Target, then, speaks directly to SXSW in its bid to connect unsigned talent with corporate distributors. While many artists come to Austin for a week with the precise goal of hooking up with big business, the film serves as a reminder that, in many ways, big business always already has its claws sunk in.

Perhaps the best illustration of this unshakable fact comes at the film’s conclusion, one year after Wilcha decides to leave his job. Walking to his mailbox, the camera shows Wilcha opening a mailing from Columbia House that features his own face on the catalog. Even after he’s left, his likeness continues to invite consumers (“targets” in the company lingo) to spend. The film suggests, then, that we all, in some form or fashion, wear a bullseye.


Girl Wrestler

Girl Wrestler

While both Flag Wars and Target take on the pervasiveness — and destructiveness — of capitalism, Girl Wrestler does the same for patriarchy. Hitting home for many in the Austin audience, the film takes place in central Texas, and tells the story of Tara Neal, a young girl whose interest in wrestling is met with skepticism, disdain, and resistance at every turn.

The wrestling that Tara’s interested in is not the fake, Vince McMahon, Rock, chest-shaving, body slamming kind of wrestling. Tara’s participates in the collegiate and Olympic, Greco-Roman style of wrestling, where the contact is real, unscripted, and — at times — brutally physical. As such, Tara directly challenges stereotypes of delicate femininity as well as the antiquated notion of separate spheres in athletics: girls participate in passive, “safe” activities while boys play in “tough,” competitive sports.

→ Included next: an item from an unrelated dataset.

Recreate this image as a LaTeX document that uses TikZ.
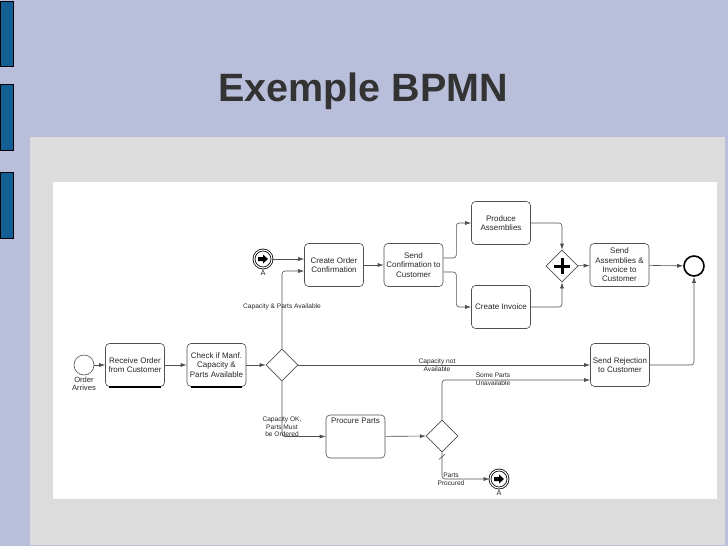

Title IX, a federal provision that mandates equal spending for men and women’s athletics in schools, has done much to ease this distinction and raise the visibility of women’s athletics as well as women as athletes. Much resistance remains, however, and Girl Wrestler provides a first-hand account of the ongoing debate that surrounds women’s forays into the field of athletics.

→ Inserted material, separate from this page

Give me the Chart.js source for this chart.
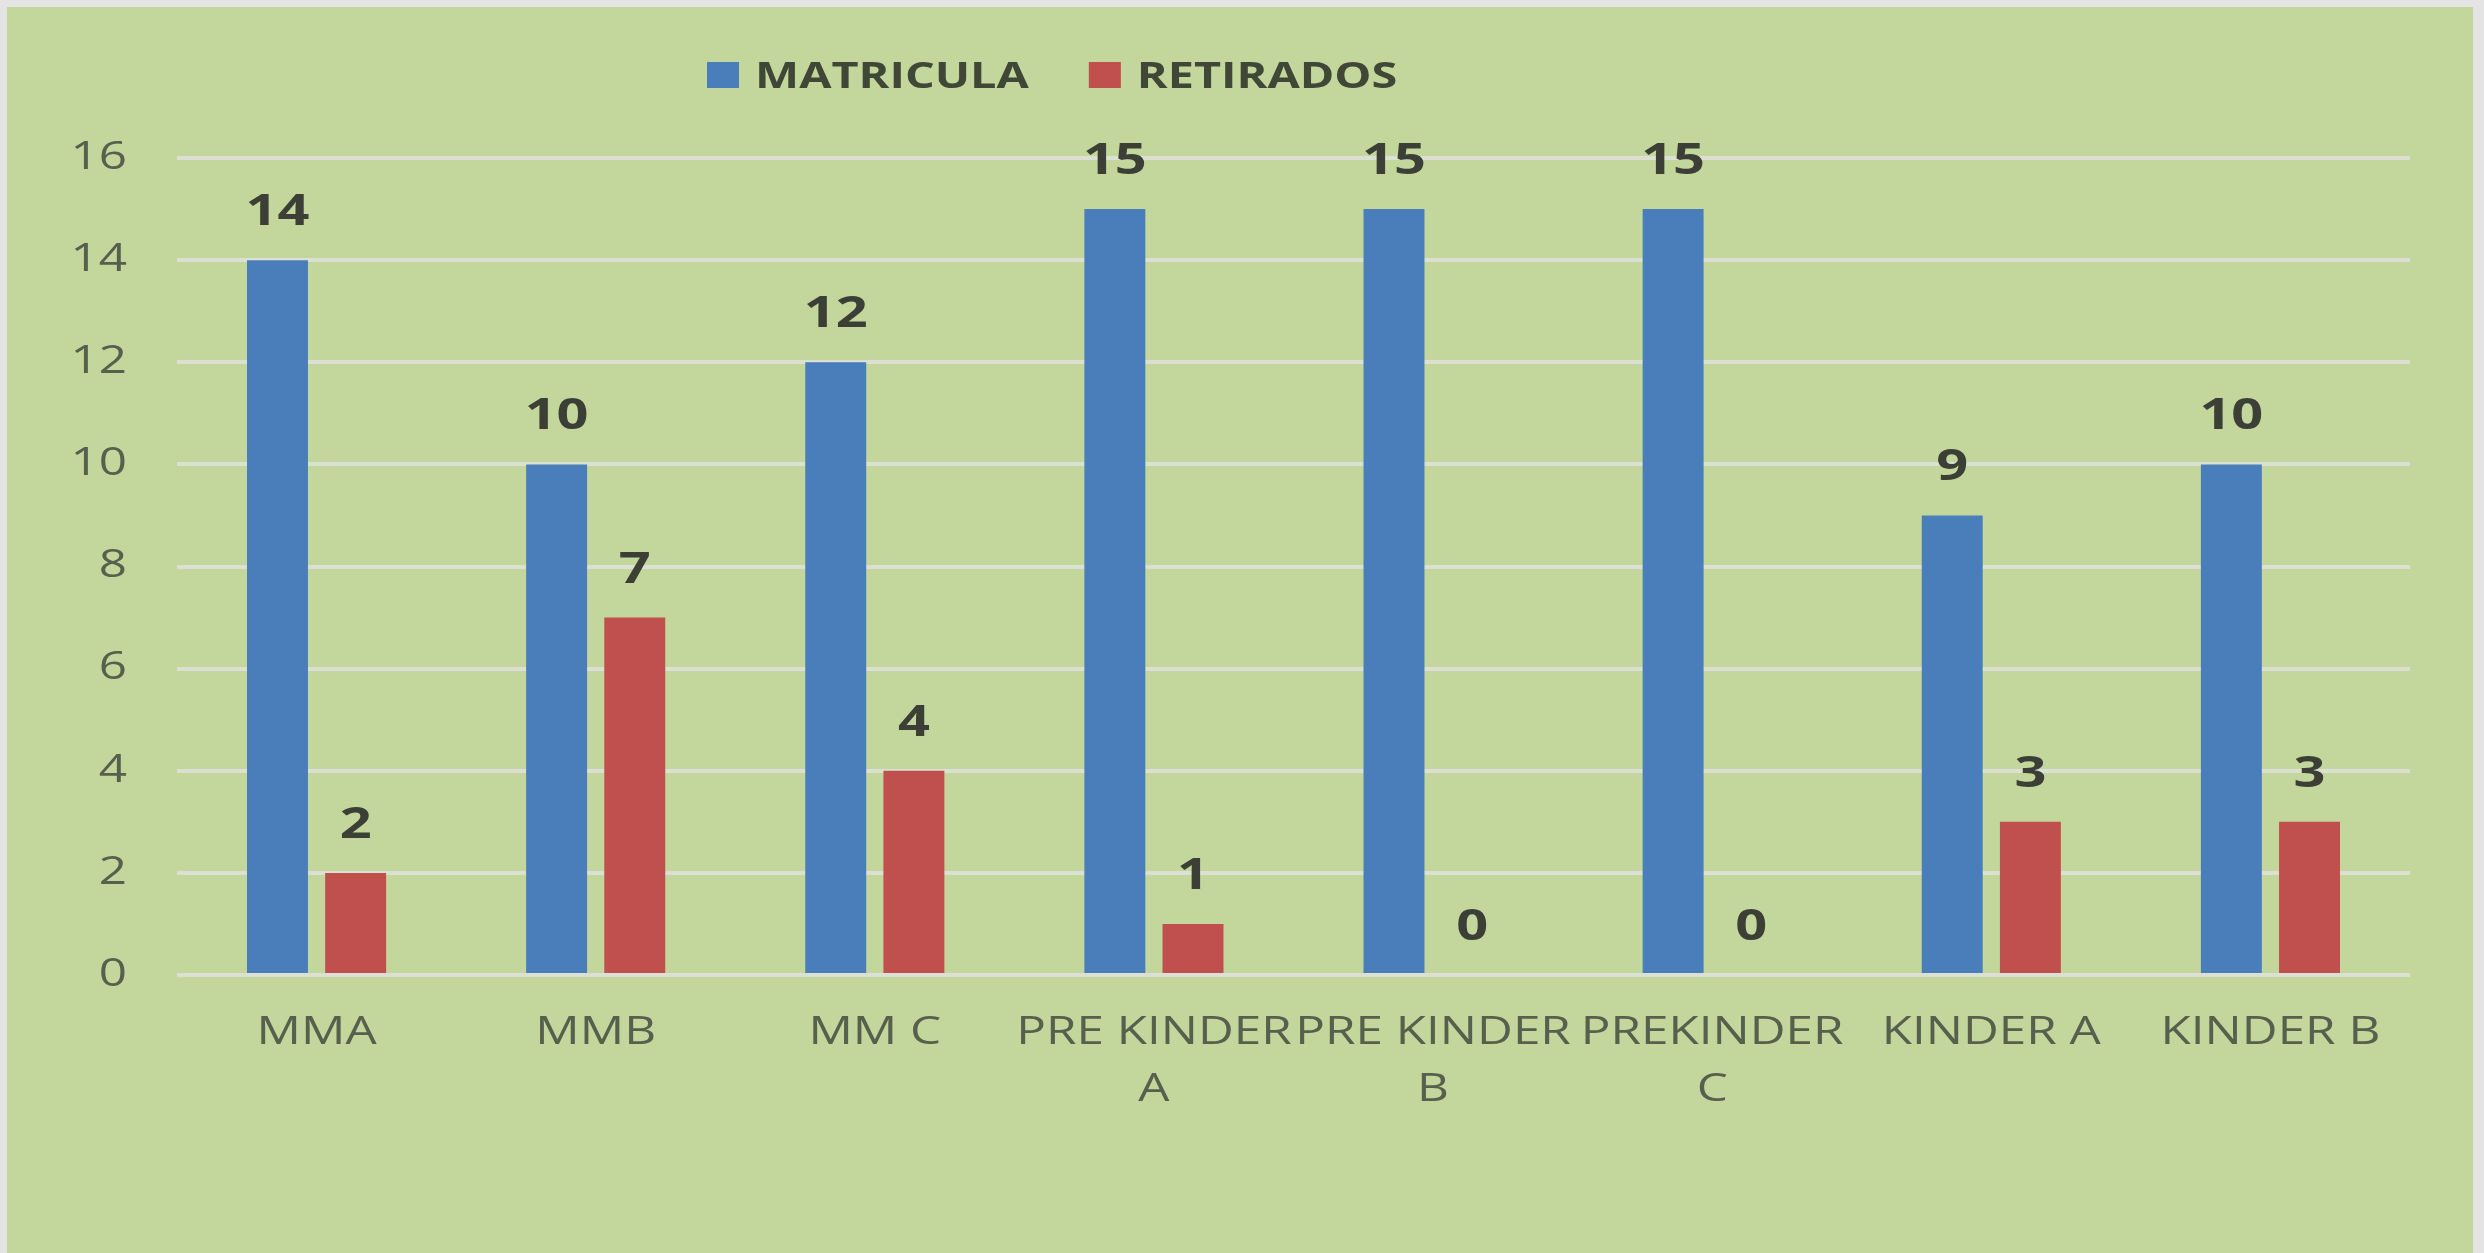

Unfortunately for Tara, Texas is one of two states (Hawaii is the other) that ban girls from wrestling boys after the age of fourteen. To compete with other girls, then, she must travel great distances to national tournaments in the hopes that other girls who share in her predicament will be there to compete. When she is allowed to wrestle boys on local club teams, Tara must still contend with skeptical coaches, motivated opponents (none of the boys want the ignominy of losing to a girl), and rabid parents (even more bloodthirsty than the wrestlers). These harsh conditions combine with the already strenuous demands of the sport (Tara frequently fasts to maintain her weight) to make Tara’s pursuit of the sport an extraordinary challenge.

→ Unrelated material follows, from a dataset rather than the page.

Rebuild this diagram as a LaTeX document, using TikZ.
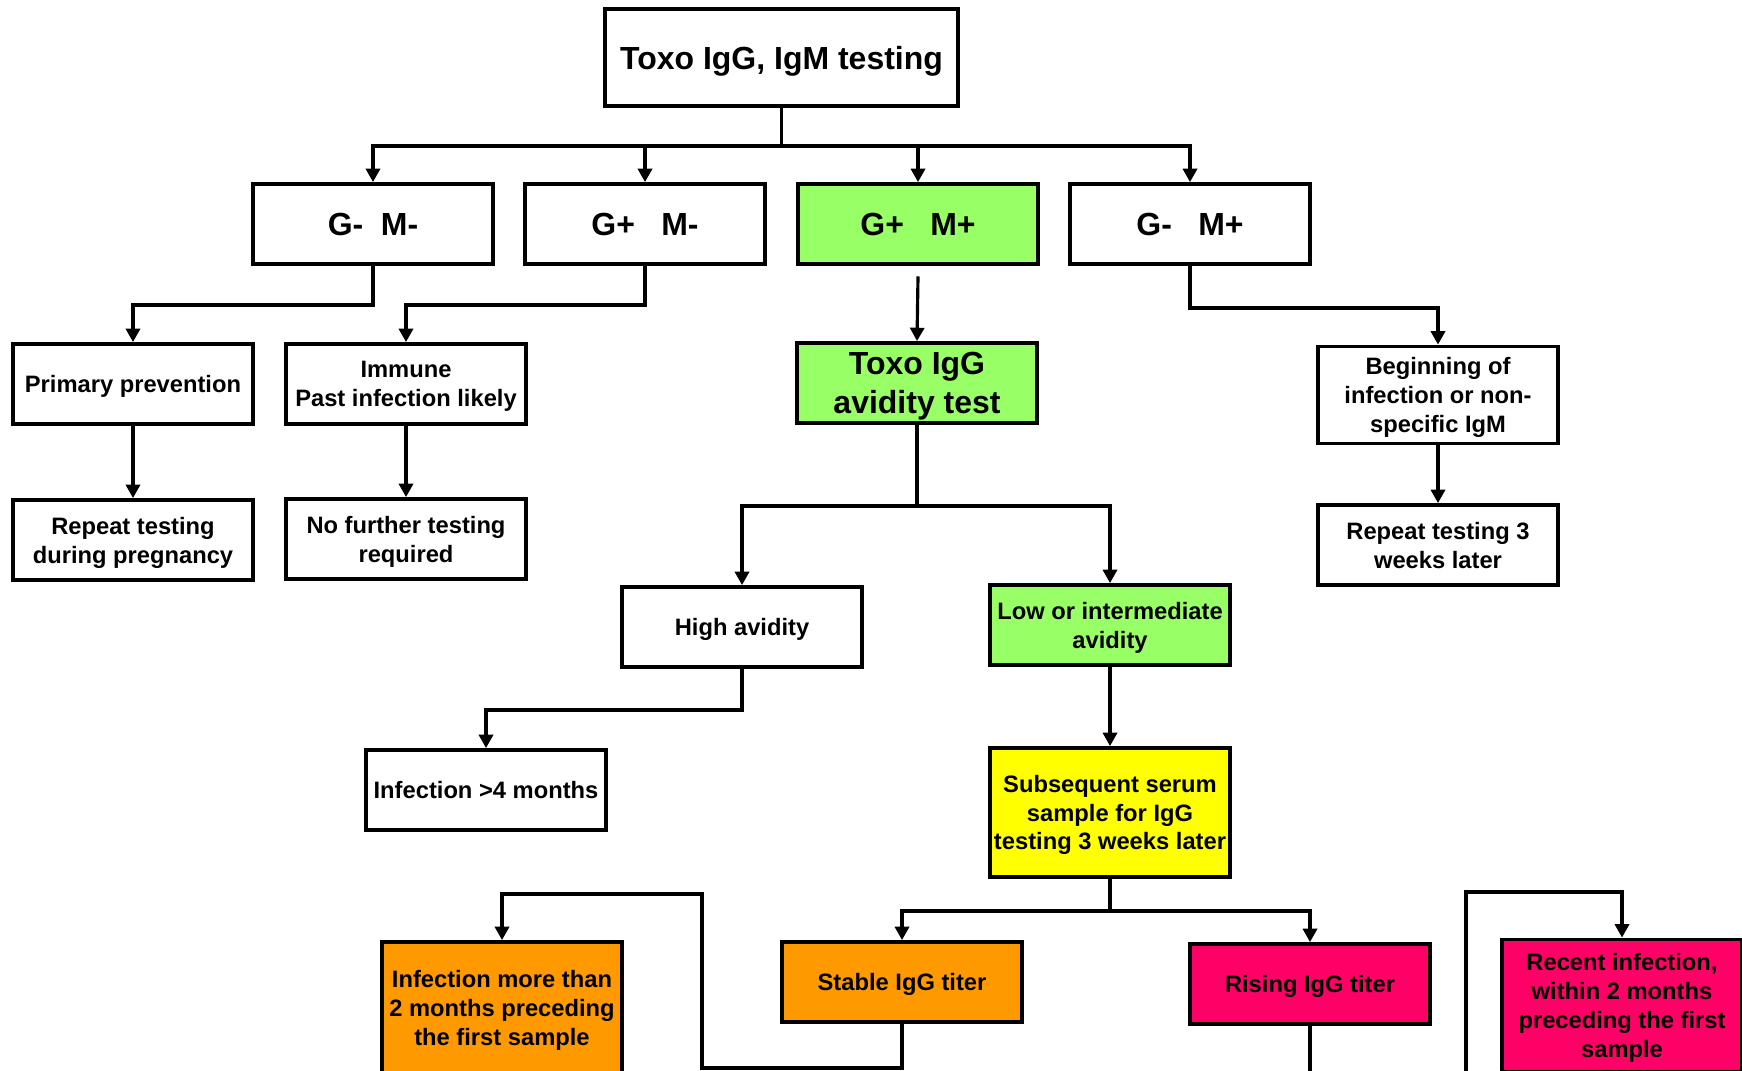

To the film’s credit, though, Girl Wrestler is not a glorification of Tara’s accomplishments. She’s shown losing several of her matches, as well as going to the mall, and arguing with her parents. In short, the film makes the point that Tara is a normal teenager inscribed by abnormal restrictions. The film is not building her up to be a champion, but simply advocating for her right to compete.

And, ultimately, this right to equal treatment is the film’s foremost concern. Girl Wrestler offers an important — if not discouraging — measurement of gender equity in modern America. Though progress has been made, the film points out that women continue to face both institutional and social censure in their bid for equal standing. Tara, the film shows, is taking on more than her opponent when she wrestles, she’s up against a history of segregation and the repressive weight of stereotypes.